Our featured artist for this month’s service – SOLITUDE, Feb 22nd – is Polly Law, a wonderful artist whom Bobby and I met when we moved to Woodstock. Her specified medium is bricolage – even the word itself I find thrilling. We’ve never presented a bricoleur before, or would it be bricoleuse? Either way, I’m thrilled she’s taking part. Here’s a statement she’s put together about her work:
My work is paper dolls with deep personal issues. I use humble materials- illustration board, acrylic paint, buttons, wire to achieve elegant and sophisticated effects. I manipulate the forms and employ pattern, rich color and gesture to explore myths of deep time and current self.
The female figure is my usual vehicle for expression. The figures themselves are inwardly-focused though their gaze may be disconcertingly direct. Often they chafe at the constraints of mode but who does not also wish for the rustle of silk in their life? The figures stand proud of the backgrounds to achieve a flat/3D effect- turning the frame into a proscenium. Each piece a small theatre for private dramas. My work has been favorably compared to that of Joseph Cornell but in fact has been more influenced by the animation work of Jan Svankmajer, and the luscious patterns, textures and graphic forms of Eyvind Earle.
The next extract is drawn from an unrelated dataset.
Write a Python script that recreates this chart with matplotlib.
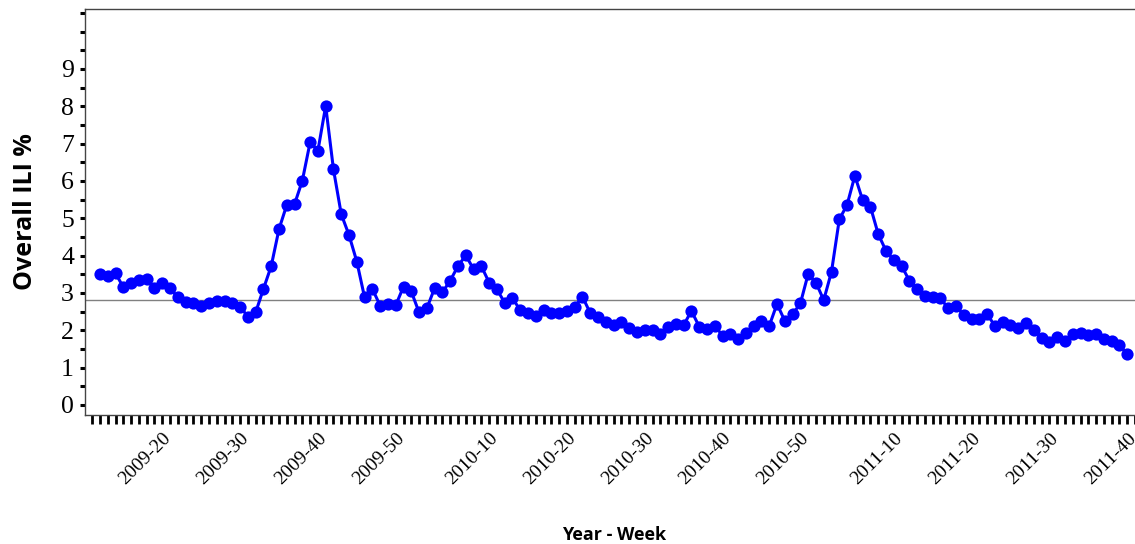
import matplotlib
matplotlib.use("Agg")
import matplotlib.pyplot as plt
from matplotlib.ticker import MultipleLocator, FixedLocator

plt.rcParams["font.family"] = "serif"
plt.rcParams["font.serif"] = ["Liberation Serif", "Nimbus Roman", "DejaVu Serif"]

# ---- data ----
years = [2009, 2010, 2011]
first_week = {2009: 12, 2010: 1, 2011: 1}
last_week = {2009: 52, 2010: 52, 2011: 40}
weeks = [f"{y}-{w:02d}" for y in years for w in range(first_week[y], last_week[y] + 1)]

ili = [
    3.50, 3.46, 3.53, 3.15, 3.28, 3.35, 3.37, 3.13, 3.26, 3.13,
    2.88, 2.77, 2.72, 2.65, 2.72, 2.79, 2.79, 2.74, 2.63, 2.37,
    2.48, 3.11, 3.72, 4.71, 5.36, 5.38, 6.01, 7.04, 6.81, 8.01,
    6.31, 5.11, 4.55, 3.84, 2.88, 3.11, 2.66, 2.70, 2.67, 3.17,
    3.04, 2.48, 2.59, 3.13, 3.02, 3.33, 3.72, 4.01, 3.64, 3.72,
    3.28, 3.10, 2.74, 2.86, 2.54, 2.46, 2.39, 2.54, 2.47, 2.46,
    2.53, 2.63, 2.90, 2.46, 2.35, 2.23, 2.14, 2.21, 2.07, 1.96,
    2.00, 2.02, 1.90, 2.08, 2.17, 2.14, 2.52, 2.10, 2.04, 2.12,
    1.86, 1.90, 1.76, 1.92, 2.12, 2.26, 2.12, 2.71, 2.25, 2.43,
    2.72, 3.51, 3.28, 2.81, 3.57, 4.97, 5.36, 6.14, 5.49, 5.31,
    4.58, 4.13, 3.88, 3.73, 3.33, 3.10, 2.92, 2.90, 2.86, 2.59,
    2.65, 2.41, 2.30, 2.30, 2.43, 2.12, 2.23, 2.14, 2.05, 2.19,
    2.01, 1.80, 1.70, 1.83, 1.72, 1.89, 1.92, 1.88, 1.89, 1.76,
    1.71, 1.61, 1.36,
]

baseline = 2.8

tick_labels = ["2009-20", "2009-30", "2009-40", "2009-50", "2010-10", "2010-20",
               "2010-30", "2010-40", "2010-50", "2011-10", "2011-20", "2011-30",
               "2011-40"]
y_ticks = [0, 1, 2, 3, 4, 5, 6, 7, 8, 9]

# ---- plot ----
fig = plt.figure(figsize=(11.35, 5.44), dpi=100)
ax = fig.add_axes([85 / 1135, (544 - 415) / 544, 1050 / 1135, (415 - 8.5) / 544])

x = list(range(len(weeks)))
ax.axhline(baseline, color="#808080", linewidth=1.0, zorder=1)
ax.plot(x, ili, color="#0000FF", linewidth=2.2, marker="o", markersize=8.8,
        markeredgewidth=0, zorder=3)

ax.set_xlim(-1.93, 133.0)
ax.set_ylim(-0.268, 10.62)

ax.xaxis.set_major_locator(FixedLocator([weeks.index(t) for t in tick_labels]))
ax.set_xticklabels(tick_labels, rotation=45, ha="right", rotation_mode="anchor")
for lab in ax.get_xticklabels():
    lab.set_fontfamily(["Liberation Serif", "DejaVu Serif"])
    lab.set_fontsize(14)
ax.xaxis.set_minor_locator(MultipleLocator(1))
ax.tick_params(axis="x", which="both", length=6.5, width=2.0, color="black",
               direction="out", pad=4)

ax.set_yticks(y_ticks)
ax.set_yticklabels([str(v) for v in y_ticks])
for lab in ax.get_yticklabels():
    lab.set_fontfamily(["Liberation Serif", "DejaVu Serif"])
    lab.set_fontsize(18.5)
ax.yaxis.set_minor_locator(MultipleLocator(0.5))
ax.tick_params(axis="y", which="both", length=3.5, width=2.2, color="black",
               direction="out", pad=4.5)

for side in ["left", "bottom", "top"]:
    ax.spines[side].set_color("#444444")
    ax.spines[side].set_linewidth(1.0)
ax.spines["right"].set_visible(False)

ax.set_xlabel("Year - Week", fontfamily=["Open Sans", "DejaVu Sans"],
              fontweight="bold", fontsize=13)
ax.xaxis.set_label_coords(0.504, -0.274)
ax.set_ylabel("Overall ILI %", fontfamily=["Open Sans", "DejaVu Sans"],
              fontweight="bold", fontsize=18)
ax.yaxis.set_label_coords(-0.045, 0.5)

fig.savefig("out.png", dpi=100)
The “Rude Mechanicals” explore the intersection of bodily desire and emotionless technology. The period appears to be La Belle Epoque, but the sense of our deepest selves being taken over by the machine is very contemporary. The gears and mechanisms of desire grind slowly but very fine.
The “Esopus Mystics”series is inspired by and uses bits of the natural landscape in the Hudson Valley of New York. Unseen forces live and move in the corners, in the quiet glades, in the niches while we blunder and crash along in our fog of unknowing.
“What the Tide Brings” explores the kingdom between the water and the land and the gifts it provides those who visit. The bits of sea wrack, shells & bones were found on the beaches and tidal flats of Cape Cod during meditative walks.
My work is usually of an intimate scale but for the “Secret City,” I am working to a life-sized scale and without a frame. The mood of introversion and solitude remains the same.
I have been working in my bricolage style since 2000. My work is represented by galleries in Provincetown, MA, Rhinebeck, NY, and Hudson, NY; as well as numerous private collections.